Board workshops Impact Fee

While most Farragut Board of Mayor and Aldermen members simply had questions during a workshop regarding a development impact fees proposal, Alderman Bob Markli said he thinks the proposal should be trashed.

“I’m going to say I’m very disappointed with the Town, with its resources and the level of talent and ability, is even considering such a retrograde, barely legal, discriminatory form of taxation that assumes that development is evil and must be punished and ensure that it will take much longer for the Town to finally get built out at great expense to the landowners and the people who are actually trying to build it,” Markli said during a workshop before the Board meeting Thursday, Dec. 8.

“When you penalize something, you decrease it. What we will see is slower development.

“This thing, at the rate the Town’s developing now, we are looking at a 1 percent increase in population,” he said. “It will take 30 or 40 years. If we impose this tax, it will take even longer to raise this money, which by the time we get around to getting these roads built will cost twice as much.

“So, I think this [ordinance for an impact fee] is a waste of time. We really need to be focusing on increasing our revenues through more viable and equally shared means and looking at how we are spending our money.

“I think we have the resources to improve these roads without unduly burdening one small section of Town, and I think there are a bunch of people here today who share my feelings about that,” Markli said. “I’d like to throw this in the wastebasket.”

Markli referred to a proposed ordinance to charge a fee to developers who are building subdivisions.

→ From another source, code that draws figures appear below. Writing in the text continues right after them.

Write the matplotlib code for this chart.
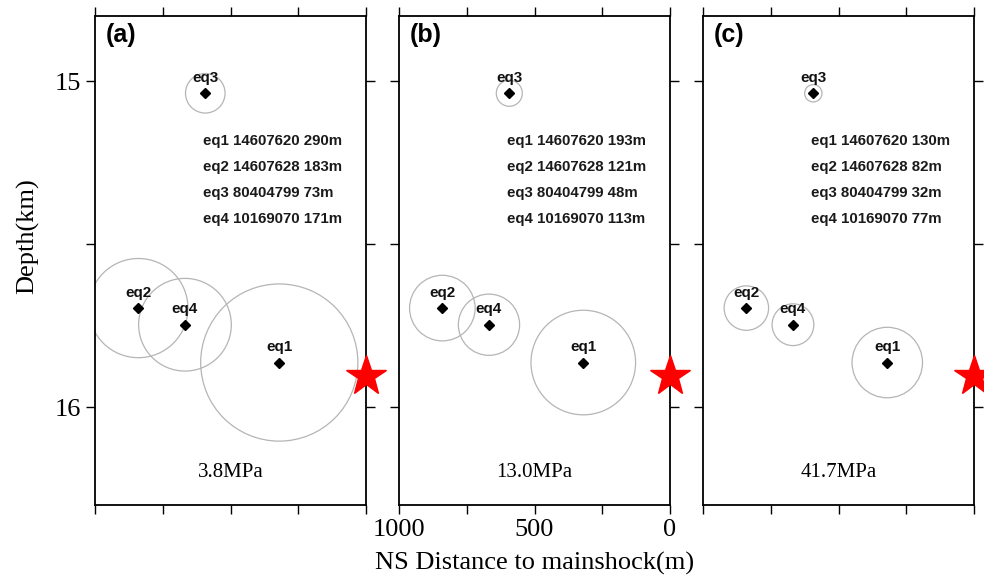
import matplotlib
matplotlib.use("Agg")
import matplotlib.pyplot as plt
from matplotlib.patches import Ellipse

# ---- data ----
events = ["eq1", "eq2", "eq3", "eq4"]
event_ids = ["14607620", "14607628", "80404799", "10169070"]
ns_dist = [320, 840, 593, 668]            # m to mainshock
depth = [15.863, 15.696, 15.037, 15.747]  # km
radii_a = [290, 183, 73, 171]
radii_b = [193, 121, 48, 113]
radii_c = [130, 82, 32, 77]
radii_sets = [radii_a, radii_b, radii_c]
stress = ["3.8MPa", "13.0MPa", "41.7MPa"]
panel_labels = ["(a)", "(b)", "(c)"]
mainshock_x = 0
mainshock_depth = 15.905
xticks = [0, 250, 500, 750, 1000]
xticklabels = ["0", "", "500", "", "1000"]
yticks = [15, 15.5, 16]
yticklabels = ["15", "", "16"]

W, H = 984, 585
fig = plt.figure(figsize=(W / 100, H / 100), dpi=100)
SANS = "Liberation Sans"
SERIF = "Liberation Serif"

lefts = [95, 399, 703]
ax_w, ax_top, ax_bot = 271, 16, 505
xlim = (1000, 0)
ylim = (16.3, 14.8)

for i in range(3):
    ax = fig.add_axes([lefts[i] / W, 1 - ax_bot / H, ax_w / W, (ax_bot - ax_top) / H])
    ax.set_xlim(*xlim)
    ax.set_ylim(*ylim)
    for s in ax.spines.values():
        s.set_linewidth(1.3)
    ax.tick_params(direction="out", length=6.5, width=1.0, top=True, right=True,
                   labelsize=19)
    ax.set_xticks(xticks)
    ax.set_yticks(yticks)
    if i == 1:
        ax.set_xticklabels(xticklabels, fontfamily=SERIF)
        ax.set_xlabel("NS Distance to mainshock(m)", fontfamily=SERIF, fontsize=19,
                      labelpad=8)
    else:
        ax.set_xticklabels([])
    if i == 0:
        ax.set_yticklabels(yticklabels, fontfamily=SERIF)
        ax.set_ylabel("Depth(km)", fontfamily=SERIF, fontsize=19)
        ax.yaxis.set_label_coords(-0.205, 0.55)
    else:
        ax.set_yticklabels([])

    # circle aspect: radius in metres drawn round in pixel space
    px_per_m = ax_w / 1000.0
    px_per_km = (ax_bot - ax_top) / 1.5
    k = px_per_m / px_per_km
    radii = radii_sets[i]
    for x, d, r in zip(ns_dist, depth, radii):
        ax.add_patch(Ellipse((x, d), width=2 * r, height=2 * r * k, fill=False,
                             edgecolor="#b5b5b5", linewidth=0.9, zorder=2))
    ax.plot(ns_dist, depth, linestyle="none", marker="D", markersize=5,
            color="black", zorder=3)
    for name, x, d in zip(events, ns_dist, depth):
        ax.annotate(name, (x, d), xytext=(0, 6), textcoords="offset points",
                    ha="center", va="bottom", fontsize=11, fontweight="bold",
                    fontfamily=SANS, color="#111111", zorder=4)
    for j, (name, eid, r) in enumerate(zip(events, event_ids, radii)):
        ax.text(600, 15.182 + 0.08 * j, f"{name} {eid} {r}m", ha="left", va="center",
                fontsize=10.8, fontweight="bold", fontfamily=SANS, color="#1a1a1a")
    ax.plot([mainshock_x], [mainshock_depth], marker="*", markersize=30,
            color="red", markeredgecolor="red", linestyle="none", clip_on=False,
            zorder=10)
    ax.text(0.5, 16.2, stress[i], transform=ax.get_yaxis_transform(),
            ha="center", va="center", fontsize=15, fontfamily=SERIF)
    ax.text(0.04, 0.961, panel_labels[i], transform=ax.transAxes, ha="left",
            va="center", fontsize=18, fontweight="bold", fontfamily=SANS)

fig.savefig("out.png", dpi=100)
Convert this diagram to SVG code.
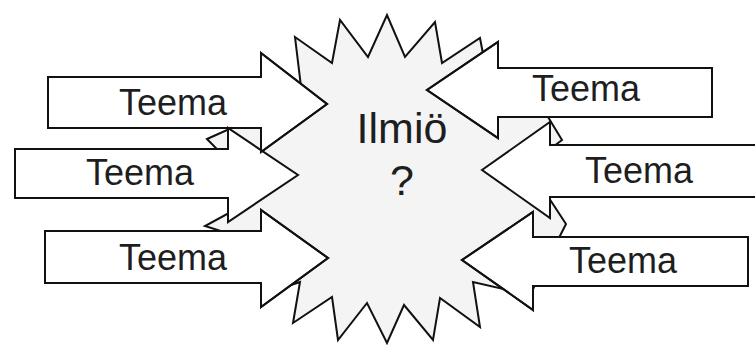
<svg xmlns="http://www.w3.org/2000/svg" xmlns:xlink="http://www.w3.org/1999/xlink" width="755" height="345" viewBox="0 0 755 345">
<style>
.bg{fill:#ffffff}
.burst{fill:#f4f4f4;stroke:#111;stroke-width:2;stroke-linejoin:miter}
.fill{fill:#ffffff;stroke:#111;stroke-width:2;stroke-linejoin:miter}
.edge{fill:none;stroke:#111;stroke-width:2;stroke-linejoin:miter}
.lbl{font-family:"Liberation Sans",Arial,sans-serif;font-size:36px;fill:#1e1e1e;text-anchor:middle}
.big{font-family:"Liberation Sans",Arial,sans-serif;font-size:43px;fill:#1e1e1e;text-anchor:middle}
</style>
<defs>
<path id="a1" d="M48,77 H261 V53 L327,104 L261,152 V128 H48 Z"/>
<path id="a2" d="M15,149 H228 V128 L298,175 L228,222 V198 H15 Z"/>
<path id="a3" d="M45,231 H261 V210 L328,258 L261,307 V283 H45 Z"/>
<path id="a4" d="M712,68 H498 V42 L427,90 L498,138 V117 H712 Z"/>
<path id="a5" d="M760,145 H550 V122 L482,170 L550,218 V197 H760 Z"/>
<path id="a6" d="M748,237 H533 V212 L462,260 L533,310 V286 H748 Z"/>
</defs>
<rect class="bg" x="0" y="0" width="755" height="345"/>
<g id="phenomenon">
<polygon class="burst" points="207,139 272,110 302,95 295,37 332,63 340,20 368,57 387,15 405,57 435,22 442,63 480,38 488,80 545,112 562,140 520,172 545,192 566,224 530,295 473,282 480,327 440,298 433,340 404,305 387,343 367,303 338,340 332,297 293,323 300,282 270,292 280,250 205,226 262,195"/>
<text class="big" x="402" y="143">Ilmiö</text>
<text class="big" x="402" y="195">?</text>
</g>
<g id="theme-left-1"><use xlink:href="#a1" href="#a1" class="fill"/><text class="lbl" x="173" y="115">Teema</text></g>
<g id="theme-left-3"><use xlink:href="#a3" href="#a3" class="fill"/><text class="lbl" x="173" y="270">Teema</text></g>
<g id="theme-left-2"><use xlink:href="#a2" href="#a2" class="fill"/><text class="lbl" x="140" y="185">Teema</text></g>
<g id="theme-right-1"><use xlink:href="#a4" href="#a4" class="fill"/><text class="lbl" x="586" y="101">Teema</text></g>
<g id="theme-right-3"><use xlink:href="#a6" href="#a6" class="fill"/><text class="lbl" x="623" y="273">Teema</text></g>
<g id="theme-right-2"><use xlink:href="#a5" href="#a5" class="fill"/><text class="lbl" x="639" y="183">Teema</text></g>
<g id="connectors">
<use xlink:href="#a1" href="#a1" class="edge"/>
<use xlink:href="#a3" href="#a3" class="edge"/>
<use xlink:href="#a4" href="#a4" class="edge"/>
<use xlink:href="#a6" href="#a6" class="edge"/>
</g>
</svg>
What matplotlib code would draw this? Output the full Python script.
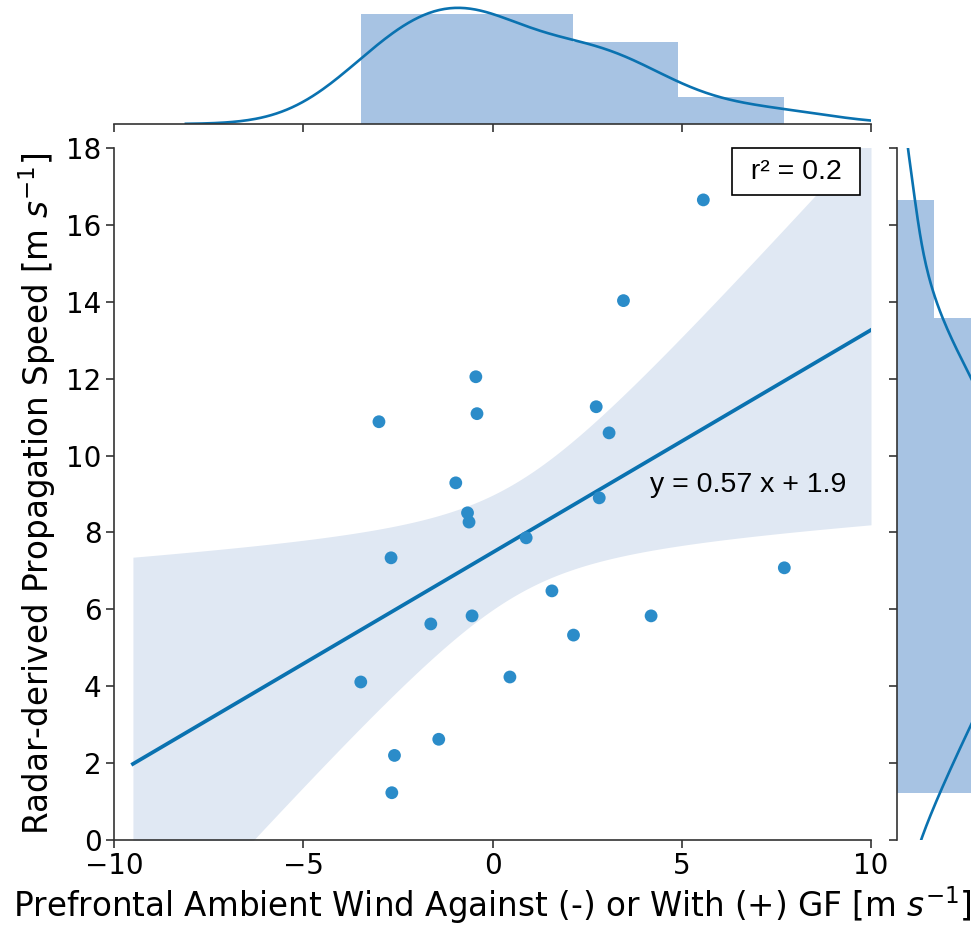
import numpy as np
import matplotlib.pyplot as plt

# wind against (-) or with (+) the gust front [m/s]
wind = [5.57, 3.46, -0.44, -0.41, -3.00, 2.74, 3.08, -0.97, -0.66, -0.62, 2.82, 0.89,
        -2.68, 1.57, -0.54, -1.63, 4.19, 2.14, -3.48, 0.46, 7.71, -1.42, -2.59, -2.66]
# radar-derived propagation speed [m/s]
speed = [16.65, 14.03, 12.05, 11.09, 10.88, 11.27, 10.59, 9.29, 8.51, 8.27, 8.90, 7.86,
         7.34, 6.48, 5.83, 5.62, 5.83, 5.33, 4.11, 4.24, 7.08, 2.62, 2.20, 1.23]

x_ticks = [-10, -5, 0, 5, 10]
y_ticks = [0, 2, 4, 6, 8, 10, 12, 14, 16, 18]
fit_range = (-9.5, 10)

blue = '#0a72b0'
dot_blue = '#2b8cc9'
hist_blue = '#a7c3e3'
band_blue = '#e0e8f3'
spine_col = '#333333'

W, H = 971, 926
fig = plt.figure(figsize=(W / 100, H / 100), dpi=100)


def add_ax(left, top, right, bottom):
    # place an axes using pixel edges (measured from the top-left corner)
    return fig.add_axes([left / W, 1 - bottom / H, (right - left) / W, (bottom - top) / H])


ax = add_ax(114, 148, 871, 840)
ax_top = add_ax(114, -27, 871, 124)
ax_right = add_ax(897, 148, 1048, 840)

x = np.array(wind)
y = np.array(speed)
n = len(x)


def kde(data, grid):
    bw = data.std(ddof=1) * len(data) ** (-1 / 5)
    z = (grid[:, None] - data[None, :]) / bw
    return np.exp(-0.5 * z ** 2).sum(axis=1) / (len(data) * bw * np.sqrt(2 * np.pi))


# regression line + 95% confidence band
slope, intercept = np.polyfit(x, y, 1)
grid = np.linspace(fit_range[0], fit_range[1], 200)
fit = slope * grid + intercept
resid = y - (slope * x + intercept)
s = np.sqrt((resid ** 2).sum() / (n - 2))
sxx = ((x - x.mean()) ** 2).sum()
se = s * np.sqrt(1 / n + (grid - x.mean()) ** 2 / sxx)
t = 2.074
ax.fill_between(grid, fit - t * se, fit + t * se, color=band_blue, lw=0, zorder=1)
ax.plot(grid, fit, color=blue, lw=2.7, zorder=3)
ax.scatter(x, y, s=85, color=dot_blue, edgecolor='none', zorder=4)

ax.set_xlim(-10, 10)
ax.set_ylim(0, 18)
ax.set_xticks(x_ticks)
ax.set_yticks(y_ticks)
ax.set_xlabel('Prefrontal Ambient Wind Against (-) or With (+) GF [m $s^{-1}$]',
              fontsize=23.5, labelpad=3)
ax.set_ylabel('Radar-derived Propagation Speed [m $s^{-1}$]', fontsize=23.5, labelpad=6)

ax.text(0.901, 0.966, ' r² = 0.2 ', transform=ax.transAxes, ha='center', va='center',
        fontsize=20.5, family='Liberation Sans',
        bbox=dict(boxstyle='square,pad=0.38', fc='white', ec='black', lw=1.2))
ax.text(0.838, 0.513, 'y = 0.57 x + 1.9', transform=ax.transAxes, ha='center', va='center',
        fontsize=20.5, family='Liberation Sans')

# marginal distributions
ax_top.hist(x, bins=4, density=True, color=hist_blue, edgecolor='none')
gx = np.linspace(x.min() - 3 * x.std(ddof=1) * n ** -0.2, x.max() + 3 * x.std(ddof=1) * n ** -0.2, 300)
ax_top.plot(gx, kde(x, gx), color=blue, lw=1.9)
ax_top.set_xlim(-10, 10)
ax_top.set_ylim(0, 0.164)
ax_top.set_xticks(x_ticks)
ax_top.set_xticklabels([])
ax_top.set_yticks([])

ax_right.hist(y, bins=5, density=True, orientation='horizontal', color=hist_blue, edgecolor='none')
gy = np.linspace(y.min() - 3 * y.std(ddof=1) * n ** -0.2, y.max() + 3 * y.std(ddof=1) * n ** -0.2, 300)
ax_right.plot(kde(y, gy), gy, color=blue, lw=1.9)
ax_right.set_ylim(0, 18)
ax_right.set_xlim(0, 0.11)
ax_right.set_yticks(y_ticks)
ax_right.set_yticklabels([])
ax_right.set_xticks([])

for a in (ax, ax_top, ax_right):
    for side in ('top', 'right'):
        a.spines[side].set_visible(False)
    a.tick_params(direction='out', length=6, width=1.2, color=spine_col, labelsize=20, pad=3)
    for sp in a.spines.values():
        sp.set_color(spine_col)
        sp.set_linewidth(1.2)
ax_top.spines['left'].set_visible(False)
ax_right.spines['bottom'].set_visible(False)

fig.savefig('out.png', dpi=100)
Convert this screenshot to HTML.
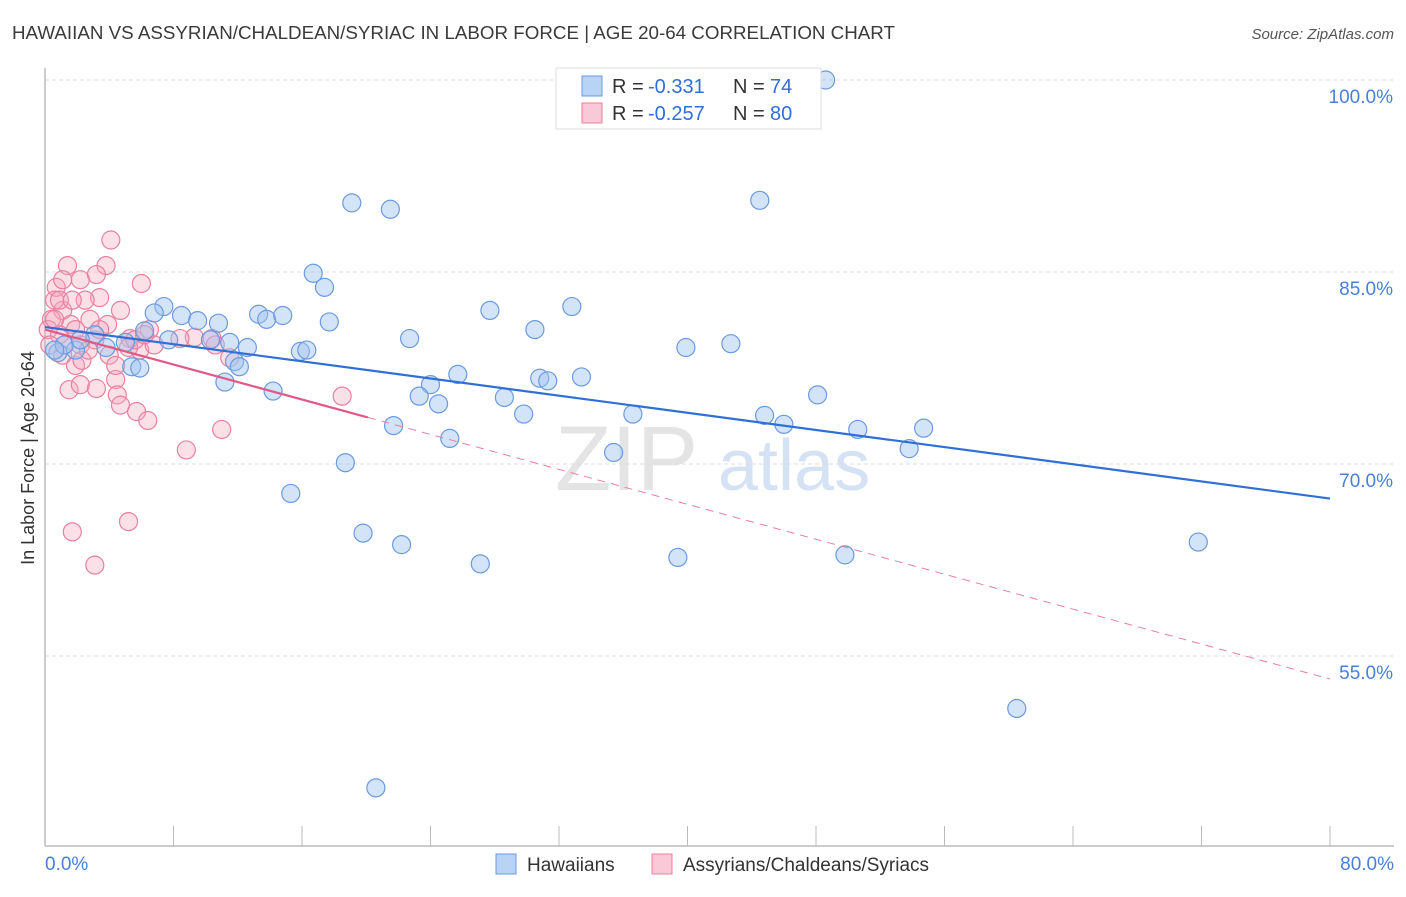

Previously, the Town negotiated with developers on costs of improving roads on which developments would be located, but Town staff introduced the idea in 2015 following a lawsuit with one of the developers for Split Rail Farms off Everett Road.

The Town has completed an improvement project to Everett Road, for which a ribbon cutting will be held 10 a.m., Friday, at Everett Road. There are eight other roads off of which there is remaining land that can be developed: Dixon, Union, Boring, Allen-Kirby, Evans and Virtue, Farragut’s Town assistant administrator Gary Palmer said.

The Board could base the fee on one of two different approaches, zonal by corridors or Townwide. Palmer suggested Townwide would be cheaper for developers.

Russ Rackley, a licensed professional engineer with Rackley Engineering, said, “A developer would need to build more houses, creating denser neighborhoods, to pay for the road improvements.

“We would need 5,200 acres to generate $52 million. There’s not that much acreage left. You are not going to get there.”